▶ Work instructions
Count every line below in which "this" occurs, then give only the count.

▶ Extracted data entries
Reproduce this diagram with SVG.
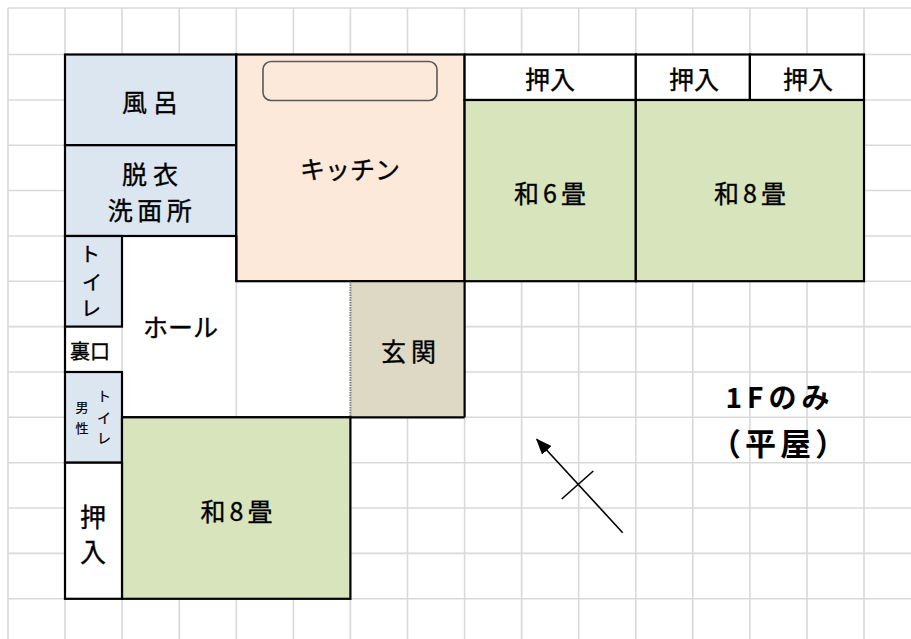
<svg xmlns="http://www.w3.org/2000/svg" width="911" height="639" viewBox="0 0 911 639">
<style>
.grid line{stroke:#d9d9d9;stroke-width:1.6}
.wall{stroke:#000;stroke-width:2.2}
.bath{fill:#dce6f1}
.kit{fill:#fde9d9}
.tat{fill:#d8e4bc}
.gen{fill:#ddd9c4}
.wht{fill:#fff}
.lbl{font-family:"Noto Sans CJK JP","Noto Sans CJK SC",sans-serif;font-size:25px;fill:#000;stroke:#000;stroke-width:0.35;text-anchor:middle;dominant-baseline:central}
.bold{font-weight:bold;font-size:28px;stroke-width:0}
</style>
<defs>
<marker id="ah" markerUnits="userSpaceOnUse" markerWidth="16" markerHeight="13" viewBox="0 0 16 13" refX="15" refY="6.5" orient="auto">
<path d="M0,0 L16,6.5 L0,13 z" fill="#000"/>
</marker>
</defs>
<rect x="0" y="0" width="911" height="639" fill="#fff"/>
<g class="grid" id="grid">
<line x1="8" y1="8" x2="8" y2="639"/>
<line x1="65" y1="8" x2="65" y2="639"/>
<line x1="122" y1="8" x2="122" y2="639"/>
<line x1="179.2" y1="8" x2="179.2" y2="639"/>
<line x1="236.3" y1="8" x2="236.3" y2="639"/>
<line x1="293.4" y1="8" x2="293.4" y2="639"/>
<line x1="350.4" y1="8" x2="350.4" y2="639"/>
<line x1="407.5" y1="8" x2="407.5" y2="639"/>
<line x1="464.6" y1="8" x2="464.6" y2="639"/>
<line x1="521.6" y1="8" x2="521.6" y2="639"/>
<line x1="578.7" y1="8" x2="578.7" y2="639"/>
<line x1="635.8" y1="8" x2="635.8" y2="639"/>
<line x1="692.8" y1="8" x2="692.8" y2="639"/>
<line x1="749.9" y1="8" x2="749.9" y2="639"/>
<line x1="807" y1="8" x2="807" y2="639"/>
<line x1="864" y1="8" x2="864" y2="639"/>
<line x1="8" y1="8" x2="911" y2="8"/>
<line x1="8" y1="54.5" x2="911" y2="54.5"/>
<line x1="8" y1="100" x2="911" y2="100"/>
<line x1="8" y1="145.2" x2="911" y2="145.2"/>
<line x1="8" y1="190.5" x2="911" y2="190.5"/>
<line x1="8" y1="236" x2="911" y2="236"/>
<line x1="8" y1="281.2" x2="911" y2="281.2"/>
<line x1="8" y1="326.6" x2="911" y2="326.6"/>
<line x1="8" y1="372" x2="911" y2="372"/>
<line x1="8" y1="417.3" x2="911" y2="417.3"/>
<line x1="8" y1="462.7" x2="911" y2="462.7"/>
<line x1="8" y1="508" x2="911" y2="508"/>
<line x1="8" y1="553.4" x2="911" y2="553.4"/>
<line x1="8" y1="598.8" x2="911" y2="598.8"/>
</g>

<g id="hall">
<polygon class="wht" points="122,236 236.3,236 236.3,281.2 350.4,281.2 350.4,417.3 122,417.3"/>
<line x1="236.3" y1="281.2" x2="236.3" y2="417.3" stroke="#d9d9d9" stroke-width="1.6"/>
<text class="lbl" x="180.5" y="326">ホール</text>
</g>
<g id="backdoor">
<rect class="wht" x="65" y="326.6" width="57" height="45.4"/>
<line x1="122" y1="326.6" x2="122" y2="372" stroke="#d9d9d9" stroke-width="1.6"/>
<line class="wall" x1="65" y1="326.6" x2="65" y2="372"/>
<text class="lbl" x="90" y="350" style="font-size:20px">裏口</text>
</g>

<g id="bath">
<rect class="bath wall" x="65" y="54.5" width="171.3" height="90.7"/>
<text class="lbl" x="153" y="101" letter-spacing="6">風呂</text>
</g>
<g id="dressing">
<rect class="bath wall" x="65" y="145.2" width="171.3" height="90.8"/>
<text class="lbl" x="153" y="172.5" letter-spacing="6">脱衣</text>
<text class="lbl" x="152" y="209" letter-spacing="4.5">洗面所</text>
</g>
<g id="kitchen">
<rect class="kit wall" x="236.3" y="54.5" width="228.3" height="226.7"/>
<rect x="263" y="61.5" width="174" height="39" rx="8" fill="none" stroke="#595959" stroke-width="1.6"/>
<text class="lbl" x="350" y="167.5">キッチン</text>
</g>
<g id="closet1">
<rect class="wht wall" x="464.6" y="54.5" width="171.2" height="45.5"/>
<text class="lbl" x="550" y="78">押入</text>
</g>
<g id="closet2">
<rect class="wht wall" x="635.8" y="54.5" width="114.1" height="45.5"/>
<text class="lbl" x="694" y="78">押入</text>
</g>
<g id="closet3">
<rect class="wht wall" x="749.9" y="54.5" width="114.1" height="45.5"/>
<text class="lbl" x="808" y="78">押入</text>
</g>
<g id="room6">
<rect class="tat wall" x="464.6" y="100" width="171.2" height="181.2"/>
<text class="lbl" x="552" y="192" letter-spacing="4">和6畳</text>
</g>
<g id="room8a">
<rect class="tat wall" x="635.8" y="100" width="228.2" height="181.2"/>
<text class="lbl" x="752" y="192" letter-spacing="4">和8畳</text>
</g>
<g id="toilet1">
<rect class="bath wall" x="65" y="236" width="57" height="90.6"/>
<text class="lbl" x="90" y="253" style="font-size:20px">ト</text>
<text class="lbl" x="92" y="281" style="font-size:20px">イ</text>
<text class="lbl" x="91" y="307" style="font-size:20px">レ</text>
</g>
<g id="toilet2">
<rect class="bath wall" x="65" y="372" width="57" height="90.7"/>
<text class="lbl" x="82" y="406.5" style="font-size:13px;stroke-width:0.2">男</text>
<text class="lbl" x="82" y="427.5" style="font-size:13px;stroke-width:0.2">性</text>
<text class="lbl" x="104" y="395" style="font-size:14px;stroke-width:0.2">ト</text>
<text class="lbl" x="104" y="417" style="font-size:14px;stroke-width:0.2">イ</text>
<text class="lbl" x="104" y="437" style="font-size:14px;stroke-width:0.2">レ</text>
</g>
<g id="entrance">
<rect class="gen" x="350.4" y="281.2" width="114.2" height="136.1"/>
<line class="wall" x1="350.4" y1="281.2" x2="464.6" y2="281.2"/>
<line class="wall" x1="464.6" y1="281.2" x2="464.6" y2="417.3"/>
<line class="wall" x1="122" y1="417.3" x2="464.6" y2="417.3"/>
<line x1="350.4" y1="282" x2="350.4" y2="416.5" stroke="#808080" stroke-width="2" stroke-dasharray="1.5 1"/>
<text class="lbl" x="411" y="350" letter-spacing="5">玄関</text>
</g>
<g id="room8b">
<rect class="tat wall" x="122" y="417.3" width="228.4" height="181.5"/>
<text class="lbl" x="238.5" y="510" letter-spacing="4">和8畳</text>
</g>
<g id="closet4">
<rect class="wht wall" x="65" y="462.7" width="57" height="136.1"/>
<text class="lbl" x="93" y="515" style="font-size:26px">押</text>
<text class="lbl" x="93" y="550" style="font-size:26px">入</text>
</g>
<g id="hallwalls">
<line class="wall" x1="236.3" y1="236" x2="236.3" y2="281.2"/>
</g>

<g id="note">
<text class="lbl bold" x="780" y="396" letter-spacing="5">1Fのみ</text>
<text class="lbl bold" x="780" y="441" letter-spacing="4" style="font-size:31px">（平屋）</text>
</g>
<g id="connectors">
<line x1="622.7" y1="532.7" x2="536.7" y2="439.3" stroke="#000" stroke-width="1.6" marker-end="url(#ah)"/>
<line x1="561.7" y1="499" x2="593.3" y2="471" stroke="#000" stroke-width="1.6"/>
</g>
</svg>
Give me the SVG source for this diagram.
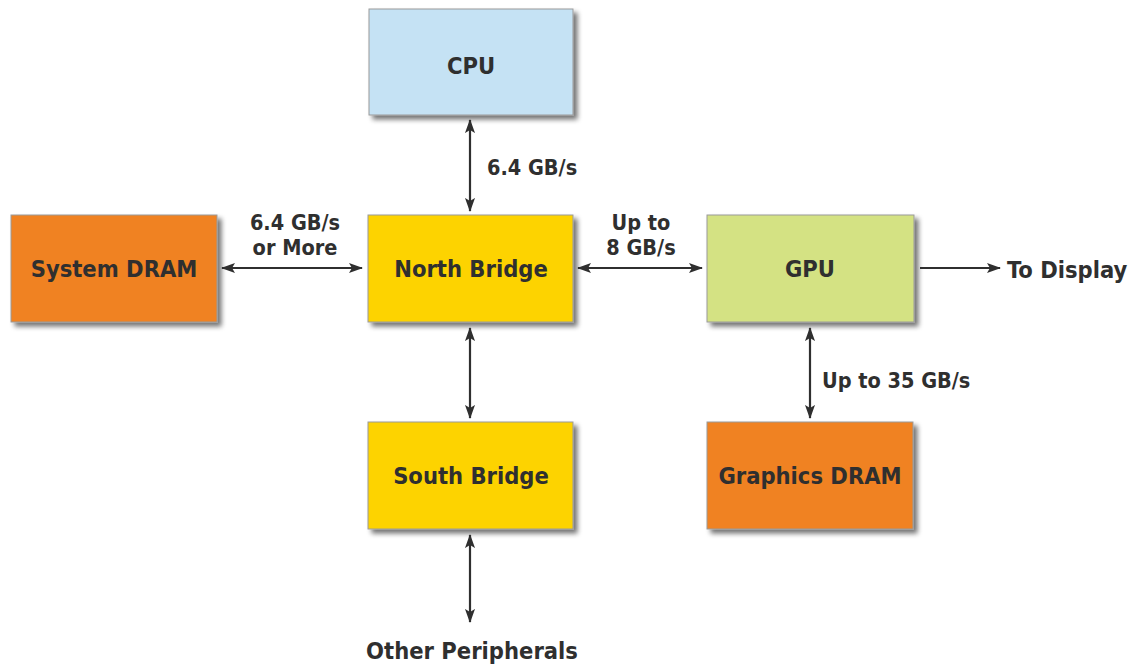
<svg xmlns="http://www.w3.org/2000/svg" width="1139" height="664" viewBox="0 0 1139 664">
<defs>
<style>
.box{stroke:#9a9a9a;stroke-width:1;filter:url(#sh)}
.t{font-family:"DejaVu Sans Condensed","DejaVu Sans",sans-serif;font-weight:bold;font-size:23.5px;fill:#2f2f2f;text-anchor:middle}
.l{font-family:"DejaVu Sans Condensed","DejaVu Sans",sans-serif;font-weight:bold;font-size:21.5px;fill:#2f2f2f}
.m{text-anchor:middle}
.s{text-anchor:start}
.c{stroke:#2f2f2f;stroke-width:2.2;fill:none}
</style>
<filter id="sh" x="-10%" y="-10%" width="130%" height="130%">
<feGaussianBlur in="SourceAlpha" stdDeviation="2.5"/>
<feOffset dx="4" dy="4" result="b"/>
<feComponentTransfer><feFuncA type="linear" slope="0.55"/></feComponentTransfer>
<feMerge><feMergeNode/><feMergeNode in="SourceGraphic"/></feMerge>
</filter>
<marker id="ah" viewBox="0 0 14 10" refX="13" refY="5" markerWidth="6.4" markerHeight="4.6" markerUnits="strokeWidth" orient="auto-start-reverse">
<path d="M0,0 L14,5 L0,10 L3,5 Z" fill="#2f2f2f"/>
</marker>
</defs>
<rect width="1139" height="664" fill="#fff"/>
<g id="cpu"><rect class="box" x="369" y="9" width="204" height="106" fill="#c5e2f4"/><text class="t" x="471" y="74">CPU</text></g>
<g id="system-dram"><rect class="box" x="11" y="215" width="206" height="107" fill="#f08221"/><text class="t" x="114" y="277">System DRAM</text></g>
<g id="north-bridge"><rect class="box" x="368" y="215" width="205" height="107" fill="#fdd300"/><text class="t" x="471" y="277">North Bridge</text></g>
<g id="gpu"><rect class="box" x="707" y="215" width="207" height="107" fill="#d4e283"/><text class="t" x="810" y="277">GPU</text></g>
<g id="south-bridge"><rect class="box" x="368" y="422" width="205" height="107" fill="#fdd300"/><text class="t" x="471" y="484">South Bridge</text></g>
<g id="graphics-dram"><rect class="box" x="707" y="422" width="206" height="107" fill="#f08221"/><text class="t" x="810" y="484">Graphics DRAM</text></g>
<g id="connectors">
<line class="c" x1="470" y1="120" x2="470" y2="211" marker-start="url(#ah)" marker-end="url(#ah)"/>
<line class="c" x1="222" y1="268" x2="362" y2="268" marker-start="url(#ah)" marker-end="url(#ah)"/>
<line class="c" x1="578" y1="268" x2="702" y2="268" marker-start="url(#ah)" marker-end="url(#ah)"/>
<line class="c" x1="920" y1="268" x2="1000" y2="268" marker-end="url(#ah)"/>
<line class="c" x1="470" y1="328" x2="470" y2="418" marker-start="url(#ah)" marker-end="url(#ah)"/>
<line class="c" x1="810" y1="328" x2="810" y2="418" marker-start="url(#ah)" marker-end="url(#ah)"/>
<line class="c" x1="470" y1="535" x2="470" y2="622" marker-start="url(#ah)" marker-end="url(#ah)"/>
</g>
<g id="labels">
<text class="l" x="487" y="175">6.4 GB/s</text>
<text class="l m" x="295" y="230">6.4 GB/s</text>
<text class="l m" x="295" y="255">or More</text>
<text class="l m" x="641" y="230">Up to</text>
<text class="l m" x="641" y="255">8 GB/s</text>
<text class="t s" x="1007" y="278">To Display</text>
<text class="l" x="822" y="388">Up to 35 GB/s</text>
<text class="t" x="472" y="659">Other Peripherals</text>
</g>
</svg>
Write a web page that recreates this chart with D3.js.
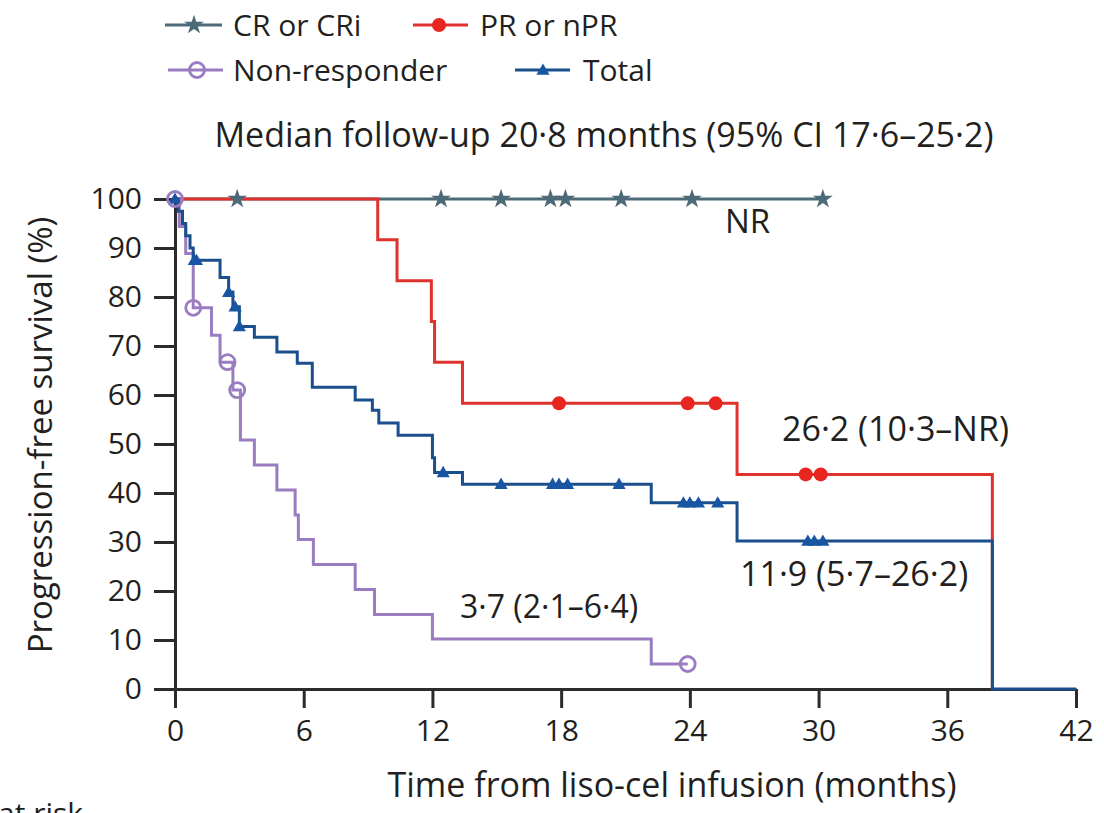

▶ Response
3